En permettant de scanner le sol sur des grandes distances, le dispositif laser a permis d’élargir la perspective des archéologues et de leur permettre d’étudier de vastes étendues de paysages*. « Avant qu’on n’utilise le LiDAR, on connaissait quelques sites historiques de la Première guerre mondiale »,* abonde Birger Stichelbaut. « Après son utilisation, dans les Flandres, on a constaté que jusqu’à 15 % de toute la région porte encore des traces de la guerre. Pas uniquement dans les forêts, qui sont peu nombreuses dans cette région, mais aussi dans les prairies ».

Toujours plus de Lidar ?

Mais l’archéologue prévient : « ce n’est pas un outil magique, il montre des traces préservées sur le sol, rien de plus ». Yves Desfossés fait le même constat, et rappelle qu’il ne s’agit que d’un outil qui nécessite que des vérifications au sol soient réalisées « pour une exploitation complète des vestiges ».

Reste que les archéologues s’accordent sur le caractère « exceptionnel » de l’outil, devenu un instrument indispensable à la pratique de leur métier. « Comme toutes les technologies, plus on l’utilise, plus elle se démocratise et plus ses coûts d’exploitation vont être réduits », jauge encore l’archéologue. Depuis peu, les LiDAR sont désormais juchés sur des drones : « on a pu trouver des trous d’obus, de bombes mais aussi, par exemple, une batterie américaine d’artillerie », raconte Birger Stichelbaut.
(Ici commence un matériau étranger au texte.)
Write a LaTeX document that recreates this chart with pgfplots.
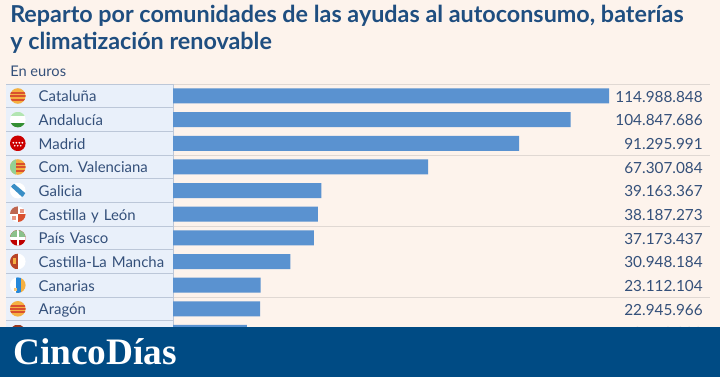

Plus accessibles, ils permettent aux archéologues d’effectuer des prospections à moindre frais, mais également de moins grande ampleur.

En France, un programme nommé  LiDAR HD de l’Institut Géographique National a d’ores et déjà commencé à scanner l’intégralité du territoire français (à l’exception de la Guyane française). La cartographie réalisée ainsi devrait être disponible en 2025. La promesse, pour les archéologues, de découvrir de nouveaux trésors.